You see, something weird happened last week.
The Nasdaq, as well as some of the major large-cap U.S. Indexes, were under pressure for a couple of days.
But there was one specific sector that was outperforming.
Looking at this a little deeper, if Financials were ever going to start to outperform, this would be a perfectly logical place for that to start. In fact, this is exactly where they started to outperform after the Financial crisis…
The great Louise Yamada often says, “The bigger the collapse, the longer the need for repair”. And when it comes to market collapses, the great financial crisis was exactly that.
Can you believe that it’s already been over 11.5 years of basing?
That’s a long time.
Listen, there’s one thing I want you to keep in mind…
Financials does not mean banks. There are different subindustries and they all differ from each other.
For example, insurance is performing relatively strong against the S&P 500…
While regional banks, brokers & exchanges, and financials have been making lower lows (in terms of relative strength).
Right now, insurance is showing a little more relative strength in comparison to its peers.
That’s why there are specific levels I’m watching in some insurance names.
Willis Towers (WLTW) has always been a leader in the re-insurance group. I like it long if we’re above $213 with a target above $257.
You see, the 161.8% extension level is right around $257. If the stock gets above $213, I wouldn’t be surprised if it explodes higher.
Marsh and Mclennan Co. (MMC) is another leader in the re-Insurance space. I like MMC long if it’s above $120 with a target above $148.
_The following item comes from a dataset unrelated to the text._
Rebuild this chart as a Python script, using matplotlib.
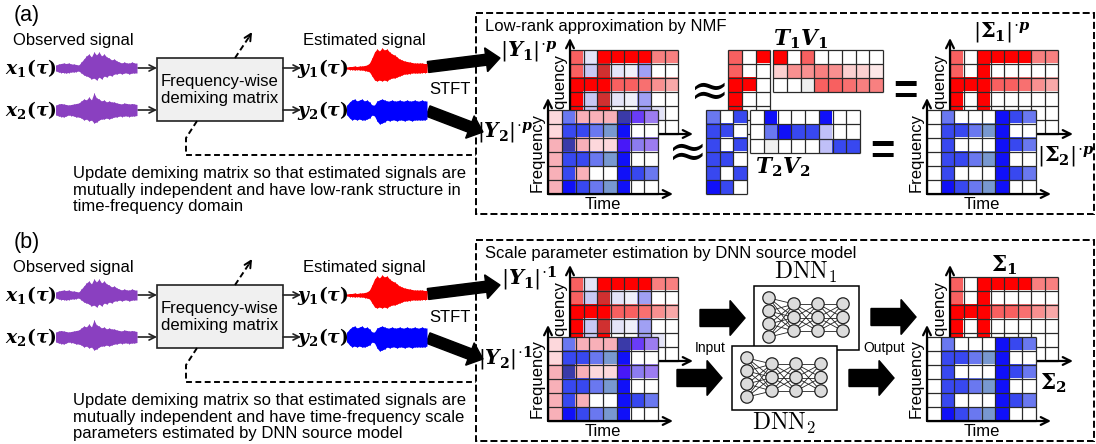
import matplotlib
matplotlib.use("Agg")
import matplotlib.pyplot as plt
import numpy as np
from matplotlib.colors import to_rgb
from matplotlib.patches import Rectangle, Circle

plt.rcParams.update({
    "font.family": "Liberation Sans",
    "mathtext.fontset": "dejavuserif",
})

W, H = 1096, 444
DY = 227          # panel (b) sits this many pixels below panel (a)
FS = 12

# cell colours, one letter per cell
PALETTE = {
    "w": "#ffffff", "g": "#f0f0f0",
    "R": "#ff0000", "r": "#f86060", "o": "#f87070", "q": "#f88080",
    "d": "#f89090", "p": "#f8a8a8", "k": "#fcd0d0", "e": "#fde8e8",
    "D": "#d03030", "h": "#f8b0b8", "j": "#fdd8dc",
    "B": "#1010f8", "b": "#3848f0", "m": "#6a78f0", "s": "#7898d0",
    "n": "#3a3aa8", "v": "#6a3cf8", "u": "#9c7cf0", "x": "#4818f8",
    "y": "#8c7cf0", "l": "#c8c8f4", "L": "#e4e4f8", "z": "#f0f0fa",
    "a": "#a0a0f4", "c": "#c0c0f8",
}

# spectrogram-like matrices, top row first
Y1 = ["rLRRRRqq", "rlDLzaww", "RRRrrodp", "RlDLzaww", "RlRwwaLw", "RlDLzaww"]
Y2 = ["jmhhhnvu", "jbbmsBww", "hnhjjxyu", "hbbmsBww", "hbhwwBbm", "hBbmsBww"]
S1 = ["rwRRRRqq", "rwRwwwww", "RRRrrodp", "RwRwwwww", "RwRwwwww", "RwRwwwww"]
S2 = ["wmwwwBbm", "wbbmsBww", "wbwwwBbm", "wbbmsBww", "wbwwwBbm", "wBbmsBww"]
T1 = ["rwR", "rww", "RRw", "Rww", "Rww", "Rww"]
V1 = ["Rwrwwwww", "kddqdkke", "wwgrroqq"]
T2 = ["mwb", "bbw", "bwb", "bbw", "bwb", "Bbw"]
V2 = ["wBwwwBww", "wmBbbcww", "wgwwwcbb"]

# waveform envelopes (amplitude above / below the centre line)
X1_UP = [3, 4, 4.5, 5, 4.5, 5, 4, 4, 3.5, 3, 6, 9, 12, 14, 11, 16, 13, 16, 12, 14, 11, 10,
         8, 9, 7, 6, 5, 6, 5, 5, 6, 5, 5]
X1_DN = [3, 4, 4.5, 4.5, 5, 4.5, 4, 4, 3.5, 3, 5, 7, 8, 9, 11, 10, 12, 9, 11, 8, 9, 7,
         8, 6, 6, 5, 6, 5, 5, 6, 5, 5, 5]
X2_UP = [5, 6, 6.5, 6, 5.5, 5, 5.5, 6, 6.5, 7, 9, 11, 10, 13, 10, 17, 12, 11, 9, 10, 8, 9,
         8, 8, 7, 6.5, 6, 7, 6.5, 6, 6.5, 6, 5.5]
X2_DN = [5, 6, 6.5, 7, 6, 5, 5.5, 6, 7, 7, 8, 10, 9, 11, 10, 13, 12, 10, 9, 9, 8, 9,
         8, 7, 7, 6, 6.5, 6, 6, 6.5, 6, 6, 5.5]
E1_UP = [1, 1.5, 1.5, 2, 1.5, 2, 2, 2.5, 3, 5, 10, 16, 19, 17, 20, 18, 19, 16, 14, 13, 11, 9,
         8, 7, 6.5, 6, 5.5, 5, 5, 5, 5, 4.5, 4.5]
E1_DN = [1, 1.5, 1.5, 2, 1.5, 2, 2, 2.5, 3, 4, 8, 12, 13, 12, 13, 12, 13, 11, 10, 10, 9, 8,
         7, 6, 6, 5.5, 5, 5, 5, 5, 4.5, 4.5, 4.5]
E2_UP = [5, 8, 10, 11, 9, 10, 11, 9, 10, 8, 5, 5, 9, 10, 11, 10, 9, 9, 10, 9, 9, 10,
         9, 9, 10, 9, 9, 10, 9, 9, 10, 9, 9]
E2_DN = [5, 8, 10, 9, 10, 9, 10, 10, 9, 8, 5, 6, 11, 14, 13, 12, 10, 11, 10, 10, 11, 10,
         10, 11, 10, 10, 11, 10, 10, 10, 10, 10, 9]

NET_LAYERS = [4, 3, 3, 3]

UPDATE_A = ("Update demixing matrix so that estimated signals are\n"
            "mutually independent and have low-rank structure in\n"
            "time-frequency domain")
UPDATE_B = ("Update demixing matrix so that estimated signals are\n"
            "mutually independent and have time-frequency scale\n"
            "parameters estimated by DNN source model")

fig = plt.figure(figsize=(W / 100, H / 100), dpi=100)
ax = fig.add_axes([0, 0, 1, 1])
ax.set_xlim(0, W)
ax.set_ylim(H, 0)
ax.axis("off")


def px_axes(x0, y0, x1, y1):
    a = fig.add_axes([x0 / W, 1 - y1 / H, (x1 - x0) / W, (y1 - y0) / H])
    a.patch.set_visible(False)
    return a


def heat(x0, y0, x1, y1, rows, axes_arrows=True):
    a = px_axes(x0, y0, x1, y1)
    rgb = np.array([[to_rgb(PALETTE[c]) for c in r] for r in rows])
    nr, nc = rgb.shape[:2]
    a.imshow(rgb, extent=(0, nc, nr, 0), aspect="auto", interpolation="nearest")
    a.hlines(range(nr + 1), 0, nc, color="#2a2a2a", lw=0.9, clip_on=False)
    a.vlines(range(nc + 1), 0, nr, color="#2a2a2a", lw=0.9, clip_on=False)
    a.set_xlim(0, nc)
    a.set_ylim(nr, 0)
    a.axis("off")
    if axes_arrows:
        w, h = x1 - x0, y1 - y0
        ap = dict(arrowstyle="->", lw=1.6, color="k", shrinkA=0, shrinkB=0,
                  mutation_scale=14)
        a.annotate("", xy=(0, 1 + 12 / h), xytext=(0, 0), xycoords="axes fraction",
                   arrowprops=ap, annotation_clip=False)
        a.annotate("", xy=(1 + 15 / w, 0), xytext=(0, 0), xycoords="axes fraction",
                   arrowprops=ap, annotation_clip=False)
        a.text(-11 / w, 0.5, "Frequency", rotation=90, ha="center", va="center",
               transform=a.transAxes, fontsize=FS, clip_on=False)
        a.text(0.5, -10 / h, "Time", ha="center", va="center",
               transform=a.transAxes, fontsize=FS, clip_on=False)
    return a


def wave(x0, x1, cy, up, dn, color):
    a = px_axes(x0, cy - 22, x1, cy + 22)
    t = np.arange(len(up))
    a.fill_between(t, up, -np.asarray(dn), color=color, lw=0)
    a.vlines(t, -np.asarray(dn), up, color=color, lw=0.7)
    a.set_xlim(0, len(up) - 1)
    a.set_ylim(-22, 22)
    a.axis("off")


def thin_arrow(x0, y0, x1, y1):
    ax.annotate("", xy=(x1, y1), xytext=(x0, y0),
                arrowprops=dict(arrowstyle="->", lw=1.2, color="#222",
                                shrinkA=0, shrinkB=0, mutation_scale=11))


def math(x, y, s, size, fam="dejavuserif"):
    ax.text(x, y, s, fontsize=size, ha="center", va="center", math_fontfamily=fam)


def left_panel(dy, label, update_text):
    ax.text(27, 15 + dy, label, fontsize=15.5, ha="center", va="center")
    ax.text(73, 40 + dy, "Observed signal", fontsize=FS, ha="center", va="center")
    ax.text(364, 40 + dy, "Estimated signal", fontsize=FS, ha="center", va="center")
    for name, xx in (("x", 31), ("y", 323)):
        for k, yy in (("1", 68), ("2", 110)):
            math(xx, yy + dy, r"$\mathbfit{%s}_{\mathbf{%s}}\mathbf{(}\mathbfit{\tau}\mathbf{)}$"
                 % (name, k), 13.5)
    wave(56, 137, 68 + dy, X1_UP, X1_DN, "#8a40c0")
    wave(56, 137, 110 + dy, X2_UP, X2_DN, "#8a40c0")
    wave(347, 427, 68 + dy, E1_UP, E1_DN, "#ff0000")
    wave(347, 427, 110 + dy, E2_UP, E2_DN, "#0000ff")
    ax.add_patch(Rectangle((157, 58 + dy), 126, 63, fc="#f0f0f0", ec="#222", lw=1.2))
    ax.text(220, 90 + dy, "Frequency-wise\ndemixing matrix", fontsize=FS,
            ha="center", va="center", linespacing=1.15)
    for yy in (68, 110):
        thin_arrow(138, yy + dy, 157, yy + dy)
        thin_arrow(283, yy + dy, 301, yy + dy)
    # dashed update arrow and feedback path
    ax.plot([235, 249], [58 + dy, 37 + dy], color="k", lw=1.4, ls=(0, (3, 1.8)))
    ax.annotate("", xy=(252, 32 + dy), xytext=(249, 37 + dy),
                arrowprops=dict(arrowstyle="->", lw=1.4, color="k", shrinkA=0,
                                shrinkB=0, mutation_scale=12))
    ax.plot([197, 186, 186, 476], [121 + dy, 138 + dy, 155 + dy, 155 + dy],
            color="k", lw=1.4, ls=(0, (3, 1.8)))
    ax.text(450, 90 + dy, "STFT", fontsize=FS, ha="center", va="center")
    ax.text(73, 190 + dy, update_text, fontsize=FS, ha="left", va="center",
            linespacing=1.1)
    # thick STFT arrows
    ax.arrow(428, 67 + dy, 72, -9, width=11, head_width=24, head_length=14,
             length_includes_head=True, fc="k", ec="k")
    ax.arrow(428, 111 + dy, 55, 21, width=11, head_width=24, head_length=14,
             length_includes_head=True, fc="k", ec="k")
    ax.add_patch(Rectangle((476, 13 + dy), 618, 201, fill=False, ec="k", lw=1.4,
                           ls=(0, (3.6, 1.6))))


left_panel(0, "(a)", UPDATE_A)
left_panel(DY, "(b)", UPDATE_B)

# ---- (a) right: NMF --------------------------------------------------------
ax.text(485, 27, "Low-rank approximation by NMF", fontsize=FS, ha="left", va="center")
heat(570, 50, 678, 134, Y1)
heat(548, 110, 658, 194, Y2)
heat(728, 50, 770, 134, T1, False)
heat(773, 50, 883, 92, V1, False)
heat(706, 110, 747, 194, T2, False)
heat(750, 110, 860, 153, V2, False)
heat(950, 50, 1058, 134, S1)
heat(927, 110, 1036, 194, S2)

math(529, 52, r"$|\mathbfit{Y}_{\mathbf{1}}|^{\!\cdot\!\mathbfit{p}}$", 15)
math(505, 132, r"$|\mathbfit{Y}_{\mathbf{2}}|^{\!\cdot\!\mathbfit{p}}$", 14.5)
math(801, 39, r"$\mathbfit{T}_{\mathbf{1}}\mathbfit{V}_{\mathbf{1}}$", 15.5)
math(783, 167, r"$\mathbfit{T}_{\mathbf{2}}\mathbfit{V}_{\mathbf{2}}$", 15.5)
math(1002, 33, r"$|\mathbf{\Sigma}_{\mathbf{1}}|^{\!\cdot\!\mathbfit{p}}$", 15)
math(1066, 156, r"$|\mathbf{\Sigma}_{\mathbf{2}}|^{\!\cdot\!\mathbfit{p}}$", 15)
for (xx, yy) in ((704, 93), (682, 154)):
    ax.text(xx, yy, r"$\approx$", fontsize=34, ha="center", va="center")
for (xx, yy) in ((905, 93), (882, 153)):
    ax.text(xx, yy, "=", fontsize=30, ha="center", va="center", fontweight="bold")

# ---- (b) right: DNN --------------------------------------------------------
ax.text(485, 253, "Scale parameter estimation by DNN source model", fontsize=FS,
        ha="left", va="center")
heat(570, 50 + DY, 678, 134 + DY, Y1)
heat(548, 110 + DY, 658, 194 + DY, Y2)
heat(950, 50 + DY, 1058, 134 + DY, S1)
heat(927, 110 + DY, 1036, 194 + DY, S2)

math(529, 52 + DY, r"$|\mathbfit{Y}_{\mathbf{1}}|^{\!\cdot\!\mathbf{1}}$", 15)
math(505, 132 + DY, r"$|\mathbfit{Y}_{\mathbf{2}}|^{\!\cdot\!\mathbf{1}}$", 14.5)
math(1004, 265, r"$\mathbf{\Sigma}_{\mathbf{1}}$", 15.5)
math(1053, 383, r"$\mathbf{\Sigma}_{\mathbf{2}}$", 15.5)
math(806, 272, r"$\mathrm{DNN}_{\mathbf{1}}$", 17, "cm")
math(784, 423, r"$\mathrm{DNN}_{\mathbf{2}}$", 17, "cm")
ax.text(710, 348, "Input", fontsize=10, ha="center", va="center")
ax.text(884, 348, "Output", fontsize=10, ha="center", va="center")


def dnn_box(x0, y0, z):
    ax.add_patch(Rectangle((x0, y0), 105, 64, fc="white", ec="k", lw=1.1, zorder=z))
    xs = [x0 + 15, x0 + 40, x0 + 64, x0 + 89]
    ys4 = [y0 + 12, y0 + 25, y0 + 38, y0 + 51]
    ys3 = [y0 + 18, y0 + 31.5, y0 + 45]
    cols = [ys4 if n == 4 else ys3 for n in NET_LAYERS]
    for i in range(len(xs) - 1):
        for ya in cols[i]:
            for yb in cols[i + 1]:
                ax.plot([xs[i], xs[i + 1]], [ya, yb], color="#222", lw=0.6, zorder=z + 1)
    for xx, ys in zip(xs, cols):
        for yy in ys:
            ax.add_patch(Circle((xx, yy), 6.2, fc="#dcdcdc", ec="#222", lw=0.9, zorder=z + 2))


dnn_box(754, 286, 3)
dnn_box(732, 346, 6)

for (x0, y0) in ((700, 318), (677, 378), (871, 317), (849, 378)):
    ax.arrow(x0, y0, 45, 0, width=17, head_width=35, head_length=15,
             length_includes_head=True, fc="k", ec="k")

fig.savefig("out.png", dpi=100)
The $120 area would signal MMC is breaking out, and if it stays above… I think it can reach the Fibonacci extension around the $148 level (the 161.8% extension level).
Last, but not least… Berkshire Hathaway (BRK/B) is on my radar because it’s definitely got some insurance and re-insurance exposure.
It is also the largest holding in the Financials Sector Index Fund, representing over 13% of the Index. If BRK/B is above $192, I see little reason to be bearish Berkshire, or stocks in general.
Listen, there are so many opportunities out there… you just have to know where to look and understand how to utilize chart patterns.